Discussion Overview
The discussion centers on the properties of evanescent waves in relation to vector spaces, particularly in the context of wave equations such as Poisson, Laplace, and Schrödinger. Participants explore the completeness and orthogonality of evanescent waves compared to propagating waves, examining definitions and mathematical implications.
Discussion Character
- Technical explanation
- Debate/contested
- Mathematical reasoning
Main Points Raised
- One participant questions whether evanescent waves can satisfy the completeness condition, suggesting it seems unlikely.
- Another participant notes that the definition of evanescent waves and the scalar product used will significantly affect the outcome, proposing that a pre-Hilbert space may arise from these definitions.
- A specific form of evanescent waves is introduced as Exp[-k x], with both k and x being real.
- There is a query about whether "real" refers to all real numbers or specifically positive values.
- A participant raises a concern regarding the lack of symmetry between propagating and evanescent waves, questioning the ability to expand functions in the evanescent wave basis in infinite space.

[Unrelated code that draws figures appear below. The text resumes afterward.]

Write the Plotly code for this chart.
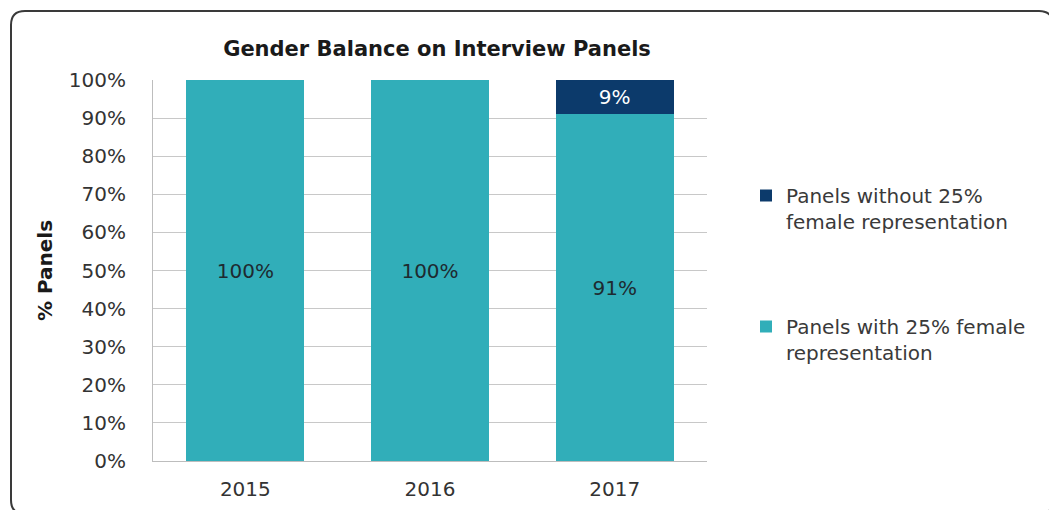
import plotly.graph_objects as go

years = ["2015", "2016", "2017"]
with_25 = [100, 100, 91]
without_25 = [0, 0, 9]
with_labels = ["100%", "100%", "91%"]
without_labels = ["", "", "9%"]
y_ticks = [0, 10, 20, 30, 40, 50, 60, 70, 80, 90, 100]
y_tick_labels = [f"{v}%" for v in y_ticks]

W, H = 1049, 510
L, R, T, B = 153, 707, 80, 461
FONT = "DejaVu Sans"
TEAL = "#31aeb9"
NAVY = "#0c3a6b"
FS = 20

def px(x):
    return (x - L) / (R - L)

def py(y):
    return (B - y) / (B - T)

fig = go.Figure()
fig.add_trace(go.Bar(
    x=years, y=with_25, name="Panels with 25% female<br>representation",
    marker=dict(color=TEAL, line=dict(width=0)),
    text=with_labels, textposition="inside", insidetextanchor="middle",
    textfont=dict(family=FONT, size=FS, color="#1e2a30"),
    legendgroup="a", legendrank=2, hoverinfo="skip",
))
fig.add_trace(go.Bar(
    x=years, y=without_25, name="Panels without 25%<br>female representation",
    marker=dict(color=NAVY, line=dict(width=0)),
    text=without_labels, textposition="inside", insidetextanchor="middle",
    textfont=dict(family=FONT, size=FS, color="#ffffff"),
    legendgroup="b", legendrank=1, hoverinfo="skip",
))

# rounded frame (right and bottom edges fall just outside the image border)
x0, y0, x1, y1, r = px(11), py(11), px(1053), py(514), 14
rx, ry = r / (R - L), r / (B - T)
path = (f"M {x0+rx},{y0} L {x1-rx},{y0} Q {x1},{y0} {x1},{y0-ry} "
        f"L {x1},{y1+ry} Q {x1},{y1} {x1-rx},{y1} "
        f"L {x0+rx},{y1} Q {x0},{y1} {x0},{y1+ry} "
        f"L {x0},{y0-ry} Q {x0},{y0} {x0+rx},{y0} Z")

fig.update_layout(
    width=W, height=H,
    margin=dict(l=L, r=W - R, t=T, b=H - B, autoexpand=False),
    barmode="stack", bargap=0.36,
    plot_bgcolor="white", paper_bgcolor="white",
    font=dict(family=FONT, size=FS, color="#333333"),
    title=dict(text="<b>Gender Balance on Interview Panels</b>",
               x=px(437), xanchor="center", xref="paper",
               y=1 - 49 / H, yanchor="middle",
               font=dict(family=FONT, size=21, color="#1a1a1a")),
    showlegend=True,
    legend=dict(x=px(746), y=py(176), xanchor="left", yanchor="top",
                traceorder="grouped", tracegroupgap=76,
                valign="top", font=dict(family=FONT, size=FS, color="#3a3a3a"),
                bgcolor="rgba(0,0,0,0)"),
    shapes=[dict(type="path", path=path, xref="paper", yref="paper",
                 line=dict(color="#3a3a3a", width=2), fillcolor="rgba(0,0,0,0)",
                 layer="below")],
)
fig.update_xaxes(
    showgrid=False, showline=True, linecolor="#bdbdbd", linewidth=1,
    ticks="", tickfont=dict(family=FONT, size=FS, color="#333333"),
    ticklabelstandoff=10,
)
fig.update_yaxes(
    range=[0, 100], tickvals=y_ticks, ticktext=y_tick_labels,
    showgrid=True, gridcolor="#c8c8c8", gridwidth=1,
    showline=True, linecolor="#bdbdbd", linewidth=1,
    ticks="outside", ticklen=22, tickcolor="rgba(0,0,0,0)",
    tickfont=dict(family=FONT, size=FS, color="#333333"),
    title=dict(text="<b>% Panels</b>", standoff=10,
               font=dict(family=FONT, size=FS, color="#1a1a1a")),
    zeroline=False,
)

fig.write_html("out.html")
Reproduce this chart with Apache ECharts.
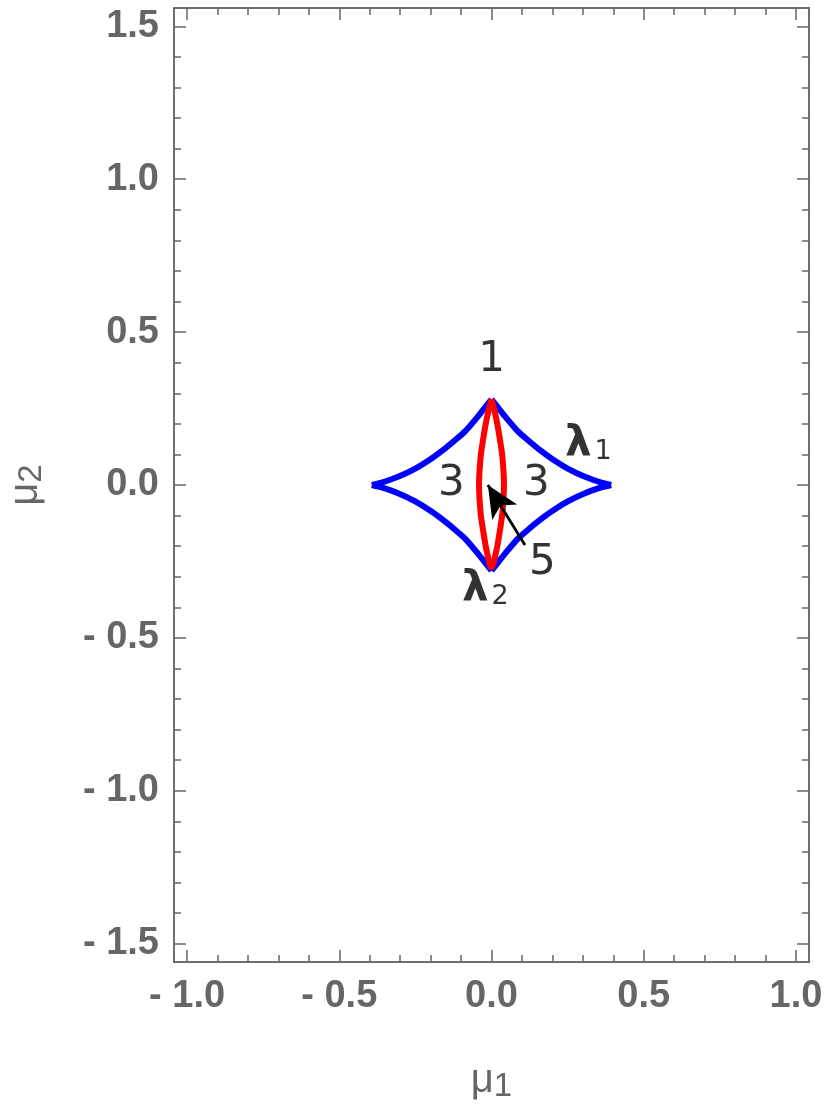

Areas of Agreement / Disagreement
Participants express differing views on the definitions and properties of evanescent waves, with no consensus reached on their ability to form a vector space or satisfy completeness conditions.
Contextual Notes
Discussions involve assumptions about the definitions of evanescent waves and the scalar product, as well as the implications of working in finite versus infinite spaces. The mathematical treatment of orthogonality and completeness remains unresolved.